DH Lawrence

Terry Gifford

University of Chichester, UK

'A Playful Novel of Reprise: An Ecofeminist Reading of Kangaroo'

'"You won't give in to the women, and Australia is like a woman to you." […] "Why Mr Somers!" laughed Jaz; "seems to me you just go round the world looking for things you're not going to give in to." ' (348)

Despite what Neil Roberts calls 'its odd reputation as a blood-dimmed fascist polemic' (Roberts 2004: 61), Kangaroo is a novel with a sense of humour that is also returning to some of the most complex issues in Lawrence's previous work in the relaxed distancing context of an Australian novel. Such issues include: the means of social change; alternative idealisms; what social role, if any, the concerned individual should have; the practice of 'star-polarity'; and the ultimate nature of Lawrence's individual quest. To regard this as a playful novel of reprise is to be able to engage fully with its shifting dialogic strategy that Roberts calls a 'narrative of contingency' (2004: 60-73), or what David Ellis describes as 'the illusion that what his protagonists experience is being recorded as it occurs' (Ellis 1998: 42).

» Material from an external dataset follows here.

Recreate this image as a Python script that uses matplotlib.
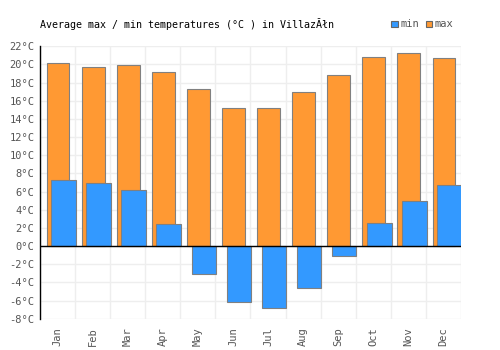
import numpy as np
import matplotlib
matplotlib.use("Agg")
import matplotlib.pyplot as plt
from matplotlib.patches import Rectangle

months = ["Jan", "Feb", "Mar", "Apr", "May", "Jun",
          "Jul", "Aug", "Sep", "Oct", "Nov", "Dec"]
t_max = [20.1, 19.7, 19.9, 19.2, 17.3, 15.2, 15.2, 17.0, 18.8, 20.8, 21.2, 20.7]
t_min = [7.3, 7.0, 6.2, 2.4, -3.1, -6.1, -6.8, -4.6, -1.1, 2.6, 5.0, 6.7]
y_ticks = list(range(-8, 23, 2))

plt.rcParams['font.family'] = ['DejaVu Sans Mono']
plt.rcParams['font.size'] = 7.5

fig = plt.figure(figsize=(5, 3.5), dpi=100)
ax = fig.add_axes([0.08, 0.089, 0.842, 0.779])

x = np.arange(len(months))
ax.bar(x - 0.31, t_max, width=0.65, align='edge', color='#ff9933',
       edgecolor='#808080', linewidth=0.8, zorder=2)
ax.bar(x - 0.18, t_min, width=0.70, align='edge', color='#3399ff',
       edgecolor='#808080', linewidth=0.8, zorder=3)

ax.set_xlim(-0.5, 11.5)
ax.set_ylim(-8, 22)
ax.set_yticks(y_ticks)
ax.set_yticklabels([f"{v}°C" for v in y_ticks])
ax.set_xticks(x)
ax.set_xticklabels(months, rotation=90)
ax.set_xticks(np.arange(-0.5, 12, 1), minor=True)

ax.grid(True, which='major', axis='y', color='#eeeeee', linewidth=1, zorder=0)
ax.grid(True, which='minor', axis='x', color='#eeeeee', linewidth=1, zorder=0)
ax.tick_params(which='both', length=0, colors='#555555', pad=4)
ax.tick_params(axis='x', pad=6)

for s in ['top', 'right', 'bottom']:
    ax.spines[s].set_visible(False)
ax.spines['left'].set_color('black')
ax.spines['left'].set_linewidth(1)
ax.axhline(0, color='black', linewidth=1, zorder=4)

fig.text(0.08, 0.931, "Average max / min temperatures (°C ) in VillazĂłn",
         ha='left', va='center', color='black', fontsize=7.2)

# legend
fig.patches.append(Rectangle((0.782, 0.922), 0.013, 0.018, transform=fig.transFigure,
                             facecolor='#3399ff', edgecolor='#666666', linewidth=0.8))
fig.text(0.801, 0.931, "min", ha='left', va='center', color='#555555')
fig.patches.append(Rectangle((0.851, 0.922), 0.013, 0.018, transform=fig.transFigure,
                             facecolor='#ff9933', edgecolor='#666666', linewidth=0.8))
fig.text(0.869, 0.931, "max", ha='left', va='center', color='#555555')

fig.savefig("out.png", dpi=100)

A dialogic strategy allows for multiple fictional modes and a variety of 'non-fictional' tones to work in relation to the themes in this novel in a more purposefully playful manner than the conventionally understood notion of a 'travel narrative' working against a 'political plot' in Kangaroo. The role of land in particular acts as both distancing and testing of notions explicitly debated in the 'political plot' so as to render the latter inadequate without a full engagement with the former. That is, relations between human beings (man-woman, man-man, social-individual) require, in Australia especially, to be understood in terms of their relationship with land. Inevitably, this must become a gendered understanding and this paper seeks to explore the dialogue between land, gender and the social issues in Kangaroo.

In Annette Kolodny's classic work The Lay of the Land (1975) she recognises that the metaphor of 'the land-as-woman' in American literature, more than simply being a transposition of Old World pastoral discourse into New World writing, was actually an archetype from a 'universal grammar' (Kolodny 1975: 150) of writing about land. In Kangaroo the New World land is a female of a distinctly anti-pastoral cast, as is established while Harriet and Richard Lovatt Somers are settling into their new home. It is the Australian Jack's observation that his countrymen 'treat the country more like a woman they pick up on the streets than a bride, to my thinking' (77). Harriet says that she doubts whether, in that case, she could love an Australian. In reply Jack makes the point that becomes a challenge that Lawrence sets for his narrator to explore in Kangaroo: 'But it's no good loving Australia if you can't love the Australian' (78).

While the 'fern-world' of the bush is an ancient pre-human one, it has its effect upon the psyche of those who live on its fringes and who, indeed, seek to develop a society that is distinctively of their land - an Australian form of society that is the subject of the political debate in the novel. That this debate is conducted by males, in the case of the Diggers to the deliberate exclusion of women, and that the land is associated with the female early in the novel, indicates that discourses of land, gender and society are closely intertwined in Kangaroo. This paper will argue that the dialogic play between them creates an exhilarating, if ultimately flawed novel that is unique in Lawrence's ouvre for its tonal shifts between irony and seriousness in dealing with thematic shifts between the pre-cultural presence of land and the intense cultural debates about ideals and social strategies for change; between the male desire for mates and the need for the female; between the undercutting female knowingness and the male drive for idealistic contribution; between finding a social role and being independently alone; and ultimately between where the (upper) democratic impulse leads and where the (lower) dark gods lead in their parallel vagueness of formulation and questing drives.